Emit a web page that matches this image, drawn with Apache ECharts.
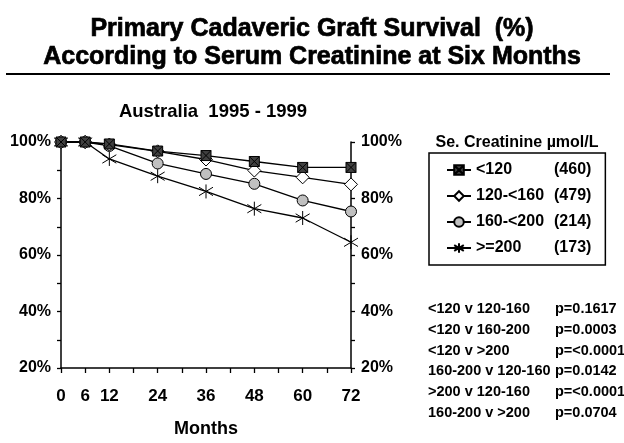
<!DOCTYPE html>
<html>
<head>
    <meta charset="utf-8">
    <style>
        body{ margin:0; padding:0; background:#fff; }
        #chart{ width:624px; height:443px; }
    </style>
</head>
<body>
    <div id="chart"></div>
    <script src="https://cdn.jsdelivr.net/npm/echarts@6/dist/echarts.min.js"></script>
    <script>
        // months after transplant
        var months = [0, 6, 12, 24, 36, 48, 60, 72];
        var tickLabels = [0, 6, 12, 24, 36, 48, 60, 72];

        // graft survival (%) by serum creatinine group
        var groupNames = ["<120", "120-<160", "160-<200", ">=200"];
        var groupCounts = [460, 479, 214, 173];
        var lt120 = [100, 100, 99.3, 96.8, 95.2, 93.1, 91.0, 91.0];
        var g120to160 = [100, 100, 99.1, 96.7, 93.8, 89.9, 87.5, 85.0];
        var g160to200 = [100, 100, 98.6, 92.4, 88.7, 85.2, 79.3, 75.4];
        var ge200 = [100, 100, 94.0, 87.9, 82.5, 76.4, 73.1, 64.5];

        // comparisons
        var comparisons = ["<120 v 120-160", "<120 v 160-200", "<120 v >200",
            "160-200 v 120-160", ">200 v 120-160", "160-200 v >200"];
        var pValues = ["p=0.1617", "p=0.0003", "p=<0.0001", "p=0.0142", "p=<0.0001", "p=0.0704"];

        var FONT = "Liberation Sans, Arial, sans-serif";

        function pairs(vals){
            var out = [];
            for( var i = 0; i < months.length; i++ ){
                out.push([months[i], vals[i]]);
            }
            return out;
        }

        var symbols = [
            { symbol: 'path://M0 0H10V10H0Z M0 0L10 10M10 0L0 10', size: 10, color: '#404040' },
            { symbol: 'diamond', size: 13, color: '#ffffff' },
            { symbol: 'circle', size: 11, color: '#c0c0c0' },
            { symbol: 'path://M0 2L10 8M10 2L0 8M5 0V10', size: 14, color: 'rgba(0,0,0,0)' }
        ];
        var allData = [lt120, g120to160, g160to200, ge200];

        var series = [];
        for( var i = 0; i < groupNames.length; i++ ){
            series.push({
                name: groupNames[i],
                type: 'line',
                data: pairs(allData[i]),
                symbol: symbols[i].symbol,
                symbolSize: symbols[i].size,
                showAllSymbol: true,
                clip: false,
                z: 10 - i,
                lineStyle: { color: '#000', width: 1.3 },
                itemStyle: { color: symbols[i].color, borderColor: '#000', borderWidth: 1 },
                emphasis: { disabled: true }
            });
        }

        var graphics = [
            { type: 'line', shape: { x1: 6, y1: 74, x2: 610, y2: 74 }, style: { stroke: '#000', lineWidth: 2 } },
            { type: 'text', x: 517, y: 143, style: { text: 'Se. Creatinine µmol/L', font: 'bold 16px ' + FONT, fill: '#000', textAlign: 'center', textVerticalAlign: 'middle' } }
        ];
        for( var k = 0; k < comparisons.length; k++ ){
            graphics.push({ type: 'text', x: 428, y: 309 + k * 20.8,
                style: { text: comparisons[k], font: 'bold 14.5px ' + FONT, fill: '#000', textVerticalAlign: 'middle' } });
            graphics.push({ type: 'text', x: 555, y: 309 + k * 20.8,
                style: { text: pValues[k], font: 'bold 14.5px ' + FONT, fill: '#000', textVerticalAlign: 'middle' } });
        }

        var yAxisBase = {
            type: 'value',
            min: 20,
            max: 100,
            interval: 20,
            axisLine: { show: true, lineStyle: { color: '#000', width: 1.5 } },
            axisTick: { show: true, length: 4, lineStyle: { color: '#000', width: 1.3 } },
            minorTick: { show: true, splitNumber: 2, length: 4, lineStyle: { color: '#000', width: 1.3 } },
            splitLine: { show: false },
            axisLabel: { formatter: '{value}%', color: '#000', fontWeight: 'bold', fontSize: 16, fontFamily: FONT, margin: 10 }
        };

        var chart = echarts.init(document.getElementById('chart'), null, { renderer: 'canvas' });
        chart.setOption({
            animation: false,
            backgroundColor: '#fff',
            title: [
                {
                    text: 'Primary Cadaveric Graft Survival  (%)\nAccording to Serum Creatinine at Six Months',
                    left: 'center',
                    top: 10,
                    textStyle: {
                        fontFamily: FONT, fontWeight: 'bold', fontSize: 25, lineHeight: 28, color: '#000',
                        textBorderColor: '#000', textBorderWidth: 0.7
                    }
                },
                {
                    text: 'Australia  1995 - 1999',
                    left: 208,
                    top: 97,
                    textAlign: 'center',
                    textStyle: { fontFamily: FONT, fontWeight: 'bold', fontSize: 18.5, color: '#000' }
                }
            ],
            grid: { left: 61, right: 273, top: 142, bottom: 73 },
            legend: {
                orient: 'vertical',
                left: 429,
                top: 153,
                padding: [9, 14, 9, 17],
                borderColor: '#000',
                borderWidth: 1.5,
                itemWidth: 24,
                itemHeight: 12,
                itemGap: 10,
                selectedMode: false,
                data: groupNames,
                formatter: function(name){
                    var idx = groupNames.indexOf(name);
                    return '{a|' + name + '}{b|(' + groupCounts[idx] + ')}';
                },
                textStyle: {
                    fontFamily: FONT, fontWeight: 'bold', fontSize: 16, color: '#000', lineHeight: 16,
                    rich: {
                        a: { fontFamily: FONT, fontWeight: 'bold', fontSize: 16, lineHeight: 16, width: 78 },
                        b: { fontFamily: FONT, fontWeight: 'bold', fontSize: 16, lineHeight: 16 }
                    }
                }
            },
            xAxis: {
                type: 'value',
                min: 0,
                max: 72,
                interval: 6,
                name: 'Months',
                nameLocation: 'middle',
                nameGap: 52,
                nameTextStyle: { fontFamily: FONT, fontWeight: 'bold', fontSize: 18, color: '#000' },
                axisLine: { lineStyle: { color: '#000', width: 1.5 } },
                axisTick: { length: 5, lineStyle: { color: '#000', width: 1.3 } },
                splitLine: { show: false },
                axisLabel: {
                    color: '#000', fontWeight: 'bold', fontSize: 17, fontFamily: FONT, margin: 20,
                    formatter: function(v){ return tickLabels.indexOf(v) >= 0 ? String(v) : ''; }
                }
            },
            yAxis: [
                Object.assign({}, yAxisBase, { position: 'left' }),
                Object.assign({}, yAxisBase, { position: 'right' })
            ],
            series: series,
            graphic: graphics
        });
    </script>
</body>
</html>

## Instructions to follow
Extract the full listing exactly, with the pictures left out.

## Result
Emit a web page that matches this image, drawn with Apache ECharts.
<!DOCTYPE html>
<html>
<head>
    <meta charset="utf-8">
    <style>
        body{ margin:0; padding:0; background:#fff; }
        #chart{ width:624px; height:443px; }
    </style>
</head>
<body>
    <div id="chart"></div>
    <script src="https://cdn.jsdelivr.net/npm/echarts@6/dist/echarts.min.js"></script>
    <script>
        // months after transplant
        var months = [0, 6, 12, 24, 36, 48, 60, 72];
        var tickLabels = [0, 6, 12, 24, 36, 48, 60, 72];

        // graft survival (%) by serum creatinine group
        var groupNames = ["<120", "120-<160", "160-<200", ">=200"];
        var groupCounts = [460, 479, 214, 173];
        var lt120 = [100, 100, 99.3, 96.8, 95.2, 93.1, 91.0, 91.0];
        var g120to160 = [100, 100, 99.1, 96.7, 93.8, 89.9, 87.5, 85.0];
        var g160to200 = [100, 100, 98.6, 92.4, 88.7, 85.2, 79.3, 75.4];
        var ge200 = [100, 100, 94.0, 87.9, 82.5, 76.4, 73.1, 64.5];

        // comparisons
        var comparisons = ["<120 v 120-160", "<120 v 160-200", "<120 v >200",
            "160-200 v 120-160", ">200 v 120-160", "160-200 v >200"];
        var pValues = ["p=0.1617", "p=0.0003", "p=<0.0001", "p=0.0142", "p=<0.0001", "p=0.0704"];

        var FONT = "Liberation Sans, Arial, sans-serif";

        function pairs(vals){
            var out = [];
            for( var i = 0; i < months.length; i++ ){
                out.push([months[i], vals[i]]);
            }
            return out;
        }

        var symbols = [
            { symbol: 'path://M0 0H10V10H0Z M0 0L10 10M10 0L0 10', size: 10, color: '#404040' },
            { symbol: 'diamond', size: 13, color: '#ffffff' },
            { symbol: 'circle', size: 11, color: '#c0c0c0' },
            { symbol: 'path://M0 2L10 8M10 2L0 8M5 0V10', size: 14, color: 'rgba(0,0,0,0)' }
        ];
        var allData = [lt120, g120to160, g160to200, ge200];

        var series = [];
        for( var i = 0; i < groupNames.length; i++ ){
            series.push({
                name: groupNames[i],
                type: 'line',
                data: pairs(allData[i]),
                symbol: symbols[i].symbol,
                symbolSize: symbols[i].size,
                showAllSymbol: true,
                clip: false,
                z: 10 - i,
                lineStyle: { color: '#000', width: 1.3 },
                itemStyle: { color: symbols[i].color, borderColor: '#000', borderWidth: 1 },
                emphasis: { disabled: true }
            });
        }

        var graphics = [
            { type: 'line', shape: { x1: 6, y1: 74, x2: 610, y2: 74 }, style: { stroke: '#000', lineWidth: 2 } },
            { type: 'text', x: 517, y: 143, style: { text: 'Se. Creatinine µmol/L', font: 'bold 16px ' + FONT, fill: '#000', textAlign: 'center', textVerticalAlign: 'middle' } }
        ];
        for( var k = 0; k < comparisons.length; k++ ){
            graphics.push({ type: 'text', x: 428, y: 309 + k * 20.8,
                style: { text: comparisons[k], font: 'bold 14.5px ' + FONT, fill: '#000', textVerticalAlign: 'middle' } });
            graphics.push({ type: 'text', x: 555, y: 309 + k * 20.8,
                style: { text: pValues[k], font: 'bold 14.5px ' + FONT, fill: '#000', textVerticalAlign: 'middle' } });
        }

        var yAxisBase = {
            type: 'value',
            min: 20,
            max: 100,
            interval: 20,
            axisLine: { show: true, lineStyle: { color: '#000', width: 1.5 } },
            axisTick: { show: true, length: 4, lineStyle: { color: '#000', width: 1.3 } },
            minorTick: { show: true, splitNumber: 2, length: 4, lineStyle: { color: '#000', width: 1.3 } },
            splitLine: { show: false },
            axisLabel: { formatter: '{value}%', color: '#000', fontWeight: 'bold', fontSize: 16, fontFamily: FONT, margin: 10 }
        };

        var chart = echarts.init(document.getElementById('chart'), null, { renderer: 'canvas' });
        chart.setOption({
            animation: false,
            backgroundColor: '#fff',
            title: [
                {
                    text: 'Primary Cadaveric Graft Survival  (%)\nAccording to Serum Creatinine at Six Months',
                    left: 'center',
                    top: 10,
                    textStyle: {
                        fontFamily: FONT, fontWeight: 'bold', fontSize: 25, lineHeight: 28, color: '#000',
                        textBorderColor: '#000', textBorderWidth: 0.7
                    }
                },
                {
                    text: 'Australia  1995 - 1999',
                    left: 208,
                    top: 97,
                    textAlign: 'center',
                    textStyle: { fontFamily: FONT, fontWeight: 'bold', fontSize: 18.5, color: '#000' }
                }
            ],
            grid: { left: 61, right: 273, top: 142, bottom: 73 },
            legend: {
                orient: 'vertical',
                left: 429,
                top: 153,
                padding: [9, 14, 9, 17],
                borderColor: '#000',
                borderWidth: 1.5,
                itemWidth: 24,
                itemHeight: 12,
                itemGap: 10,
                selectedMode: false,
                data: groupNames,
                formatter: function(name){
                    var idx = groupNames.indexOf(name);
                    return '{a|' + name + '}{b|(' + groupCounts[idx] + ')}';
                },
                textStyle: {
                    fontFamily: FONT, fontWeight: 'bold', fontSize: 16, color: '#000', lineHeight: 16,
                    rich: {
                        a: { fontFamily: FONT, fontWeight: 'bold', fontSize: 16, lineHeight: 16, width: 78 },
                        b: { fontFamily: FONT, fontWeight: 'bold', fontSize: 16, lineHeight: 16 }
                    }
                }
            },
            xAxis: {
                type: 'value',
                min: 0,
                max: 72,
                interval: 6,
                name: 'Months',
                nameLocation: 'middle',
                nameGap: 52,
                nameTextStyle: { fontFamily: FONT, fontWeight: 'bold', fontSize: 18, color: '#000' },
                axisLine: { lineStyle: { color: '#000', width: 1.5 } },
                axisTick: { length: 5, lineStyle: { color: '#000', width: 1.3 } },
                splitLine: { show: false },
                axisLabel: {
                    color: '#000', fontWeight: 'bold', fontSize: 17, fontFamily: FONT, margin: 20,
                    formatter: function(v){ return tickLabels.indexOf(v) >= 0 ? String(v) : ''; }
                }
            },
            yAxis: [
                Object.assign({}, yAxisBase, { position: 'left' }),
                Object.assign({}, yAxisBase, { position: 'right' })
            ],
            series: series,
            graphic: graphics
        });
    </script>
</body>
</html>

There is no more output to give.